Parmi les divers arguments qui ont pullulé ces dernières années, l'un d'eux m'est toujours apparu comme des plus étranges : celui qui consiste à soutenir que "seule Paule Thévenin" pouvait déchiffrer et transcrire les manuscrits d'Artaud. En plein XXe siècle, quel étrange critère, si peu scientifique, si troublant. Qu'est-ce qu'un texte qu'une seule personne pourrait déchiffrer ? Se l'est-on demandé ?

De quoi parle-t-on aujourd'hui ? A quoi s'intéresse-t-on ? À l'œuvre d'Artaud ? Ou à l'"œuvre" de Paule Thévenin ? Un transcripteur n'a pas pour vocation de rester anonyme, mais il a assurément pour vocation d'être transparent. Est-ce ici le cas ? Et que cherche-t-on à dissimuler derrière ce tonitruant anonymat ?
"Artaud réincarné" titrait l'an passé, le Magazine littéraire, en tête d'un article dont on pouvait se demander jusqu'à quel point il prenait cette affirmation au pied de la lettre ! - Les intellectuels ont parfois de ces dérives..."
(L'Affaire Artaud, Journal ethnographique, Fayard, mars 2009, pp. 10-12 du document)

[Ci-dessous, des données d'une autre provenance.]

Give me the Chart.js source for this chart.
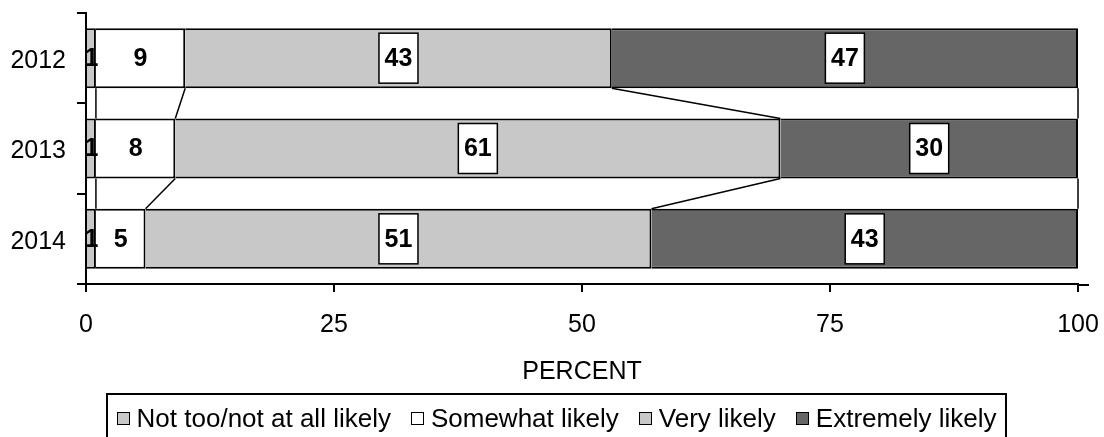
<!DOCTYPE html>
<html><head><meta charset="utf-8">
<script src="https://cdn.jsdelivr.net/npm/chart.js@4"></script>
<style>
html,body{margin:0;padding:0;background:#fff;}
#wrap{position:relative;width:1104px;height:437px;overflow:hidden;background:#fff;}
canvas{position:absolute;left:0;top:0;}
#legend{position:absolute;left:106px;top:393px;width:901px;height:60px;border:2px solid #000;border-bottom:none;box-sizing:border-box;display:flex;justify-content:center;align-items:flex-start;padding-top:8px;font:26px "Liberation Sans",Arial,sans-serif;line-height:30px;color:#000;}
.item{display:flex;align-items:center;margin:0 10px;white-space:nowrap;}
.sw{width:13px;height:13px;border:1px solid #000;margin-right:7px;box-sizing:border-box;}
</style></head>
<body>
<div id="wrap">
<canvas id="c" width="1104" height="437"></canvas>
<div id="legend"></div>
</div>
<script>
const years = ['2012', '2013', '2014'];
const notLikely = [1, 1, 1];
const somewhatLikely = [9, 8, 5];
const veryLikely = [43, 61, 51];
const extremelyLikely = [47, 30, 43];
const seriesNames = ['Not too/not at all likely', 'Somewhat likely', 'Very likely', 'Extremely likely'];
const xTicks = [0, 25, 50, 75, 100];

const colors = ['#C8C8C8', '#FFFFFF', '#C8C8C8', '#666666'];
const labelBoxed = [false, false, true, true];
const FONT = '"Liberation Sans", Arial, sans-serif';

const seriesValues = [notLikely, somewhatLikely, veryLikely, extremelyLikely];
const datasets = seriesValues.map((vals, k) => ({
  label: seriesNames[k],
  data: vals,
  backgroundColor: colors[k],
  borderColor: '#000',
  borderWidth: 2,
  borderSkipped: 'start',
  categoryPercentage: 1,
  barPercentage: 0.664
}));

const overlay = {
  id: 'overlay',
  afterDatasetsDraw(chart) {
    const ctx = chart.ctx;
    ctx.save();
    // series lines
    ctx.strokeStyle = '#000';
    ctx.lineWidth = 1.5;
    chart.data.datasets.forEach((ds, d) => {
      const bars = chart.getDatasetMeta(d).data;
      for (let i = 0; i < bars.length - 1; i++) {
        const a = bars[i], b = bars[i + 1];
        ctx.beginPath();
        ctx.moveTo(a.x, a.y + a.height / 2);
        ctx.lineTo(b.x, b.y - b.height / 2);
        ctx.stroke();
      }
    });
    // data labels
    ctx.font = 'bold 25px ' + FONT;
    ctx.textAlign = 'center';
    ctx.textBaseline = 'middle';
    chart.data.datasets.forEach((ds, d) => {
      const bars = chart.getDatasetMeta(d).data;
      bars.forEach((bar, i) => {
        const cx = (bar.x + bar.base) / 2;
        const cy = bar.y;
        if (labelBoxed[d]) {
          ctx.fillStyle = '#fff';
          ctx.fillRect(cx - 19.5, cy - 25, 39, 50);
          ctx.lineWidth = 1.5;
          ctx.strokeStyle = '#000';
          ctx.strokeRect(cx - 19.5, cy - 25, 39, 50);
        }
        ctx.fillStyle = '#000';
        ctx.fillText(String(ds.data[i]), cx, cy + 1);
      });
    });
    // axis line extension on the right
    const xs = chart.scales.x;
    ctx.strokeStyle = '#000';
    ctx.lineWidth = 2;
    ctx.beginPath();
    ctx.moveTo(chart.chartArea.right, xs.top + 1);
    ctx.lineTo(chart.chartArea.right + 11, xs.top + 1);
    ctx.stroke();
    ctx.restore();
  }
};

new Chart(document.getElementById('c'), {
  type: 'bar',
  data: { labels: years, datasets },
  plugins: [overlay],
  options: {
    indexAxis: 'y',
    responsive: false,
    animation: false,
    events: [],
    layout: { padding: { top: 13, right: 26, left: 0, bottom: 0 } },
    plugins: { legend: { display: false }, tooltip: { enabled: false } },
    scales: {
      x: {
        type: 'linear', stacked: true, min: xTicks[0], max: xTicks[xTicks.length - 1],
        afterBuildTicks: s => { s.ticks = xTicks.map(v => ({ value: v })); },
        ticks: { color: '#000', font: { size: 25, family: FONT }, padding: 18, maxRotation: 0 },
        grid: { drawOnChartArea: false, drawTicks: true, tickLength: 8, color: '#000', lineWidth: 2 },
        border: { display: true, color: '#000', width: 2 },
        title: { display: true, text: 'PERCENT', color: '#000', font: { size: 25, family: FONT }, padding: { top: 0, bottom: 50 } },
        afterFit: s => { s.height = 153; s.paddingLeft = 0; s.paddingRight = 0; }
      },
      y: {
        stacked: true,
        ticks: { color: '#000', font: { size: 25, family: FONT }, padding: 11, labelOffset: 3 },
        grid: { drawOnChartArea: false, drawTicks: true, tickLength: 9, color: '#000', lineWidth: 2 },
        border: { display: true, color: '#000', width: 2 },
        afterFit: s => { s.width = 86; s.paddingTop = 0; s.paddingBottom = 0; }
      }
    }
  }
});

const lg = document.getElementById('legend');
seriesNames.forEach((name, k) => {
  const it = document.createElement('div');
  it.className = 'item';
  const sw = document.createElement('span');
  sw.className = 'sw';
  sw.style.background = colors[k];
  const tx = document.createElement('span');
  tx.textContent = name;
  it.appendChild(sw); it.appendChild(tx);
  lg.appendChild(it);
});
</script>
</body></html>
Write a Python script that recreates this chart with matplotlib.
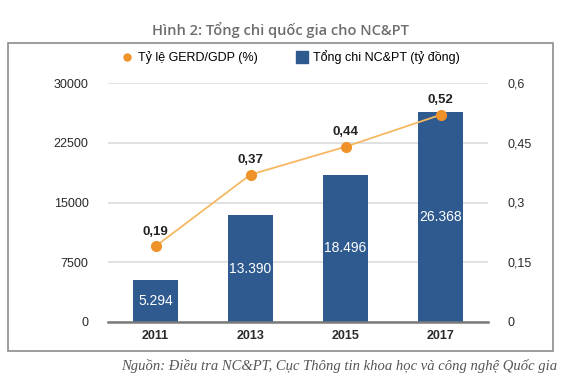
import matplotlib
matplotlib.use("Agg")
import matplotlib.pyplot as plt
from matplotlib.patches import Rectangle
from matplotlib.lines import Line2D

years = ["2011", "2013", "2015", "2017"]
spending = [5294, 13390, 18496, 26368]
spending_labels = ["5.294", "13.390", "18.496", "26.368"]
gerd = [0.19, 0.37, 0.44, 0.52]
gerd_labels = ["0,19", "0,37", "0,44", "0,52"]
left_ticks = [0, 7500, 15000, 22500, 30000]
right_ticks = [0, 0.15, 0.3, 0.45, 0.6]
right_tick_labels = ["0", "0,15", "0,3", "0,45", "0,6"]

bar_color = "#2f5a8f"
dot_color = "#f0922a"
line_color = "#f6b862"

plt.rcParams["font.family"] = ["Liberation Sans", "DejaVu Sans"]

W, H = 570, 386
fig = plt.figure(figsize=(W / 100, H / 100), dpi=100)

def fx(px):
    return px / W

def fy(py):
    return 1 - py / H

# frame around chart
fig.patches.append(Rectangle((fx(8), fy(351)), fx(553) - fx(8), fy(43) - fy(351),
                             transform=fig.transFigure, fill=False,
                             edgecolor="#8c8c8c", linewidth=1.2))

fig.text(fx(280), fy(30), "Hình 2: Tổng chi quốc gia cho NC&PT", ha="center", va="center",
         fontsize=10.5, fontweight="semibold", color="#6d6d6d",
         family=["Open Sans", "DejaVu Sans"])

ax = fig.add_axes([fx(108), fy(322), fx(488) - fx(108), fy(83) - fy(322)])
x = list(range(len(years)))
ax.bar(x, spending, width=0.48, color=bar_color, zorder=2)
for xi, v, lab in zip(x, spending, spending_labels):
    ax.text(xi, v / 2, lab, ha="center", va="center", color="white", fontsize=10, zorder=3)

ax.set_xlim(-0.5, len(years) - 0.5)
ax.set_ylim(0, 30000)
ax.set_yticks(left_ticks)
ax.set_yticklabels([str(t) for t in left_ticks])
ax.set_xticks(x)
ax.set_xticklabels(years, fontweight="bold")
ax.grid(axis="y", color="#dcdcdc", linewidth=1.2, zorder=0)
for s in ["top", "right", "left"]:
    ax.spines[s].set_visible(False)
ax.spines["bottom"].set_color("#7a7a7a")
ax.spines["bottom"].set_linewidth(1.8)
ax.tick_params(axis="both", length=0, labelsize=9, colors="#2a2a2a")
ax.tick_params(axis="y", pad=14)
ax.tick_params(axis="x", pad=6)

ax2 = ax.twinx()
ax2.plot(x, gerd, color=line_color, linewidth=1.3, zorder=3)
ax2.plot(x, gerd, "o", color=dot_color, markersize=7, zorder=4)
for xi, v, lab in zip(x, gerd, gerd_labels):
    ax2.text(xi, v + 0.022, lab, ha="center", va="bottom", fontsize=9.5,
             fontweight="bold", color="#222222")
ax2.set_ylim(0, 0.6)
ax2.set_yticks(right_ticks)
ax2.set_yticklabels(right_tick_labels)
for s in ax2.spines.values():
    s.set_visible(False)
ax2.tick_params(axis="y", length=0, labelsize=9, colors="#2a2a2a", pad=14)

handles = [
    Line2D([], [], marker="o", color=dot_color, linestyle="none", markersize=5),
    Line2D([], [], marker="s", color=bar_color, linestyle="none", markersize=9),
]
fig.legend(handles, ["Tỷ lệ GERD/GDP (%)", "Tổng chi NC&PT (tỷ đồng)"],
           loc="center", bbox_to_anchor=(fx(290), fy(57)), ncol=2, frameon=False,
           fontsize=9, handletextpad=0.4, columnspacing=3.0, handlelength=1.0)

fig.text(fx(557), fy(366), "Nguồn: Điều tra NC&PT, Cục Thông tin khoa học và công nghệ Quốc gia",
         ha="right", va="center", fontsize=10.5, style="italic", color="#555555",
         family=["Liberation Serif", "DejaVu Serif"])

fig.savefig("out.png", dpi=100)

Ferdière et L'ORIGINE DU MONDE (de Courbet).

Pour Bernard Teyssèdre.


Ferdière fut proche des surréalistes et des surréalistes belges. Sa dernière compagne, peintre, fut Jane Graverol, elle-même très active dans les milieux surréalistes belges et qui connut bien Magritte. Il est donc plausible (mais pas certain) que cette dernière ait pu réaliser une copie du tableau possédé par Lacan. D'autant que Ferdière connaissait Lacan depuis la fin des années 1930. Et qu'ils partageaient assurément le même goût pour les "curiosa" et œuvres insolites dont pouvait relever, à l'époque, le tableau de Courbet.
Peu conventionnel, avec des tendances anarchistes, Ferdière fut parfois en délicatesse avec sa hiérarchie. Ce qui peut expliquer son absence du comité de rédaction de certaines revues, comme Aesculape.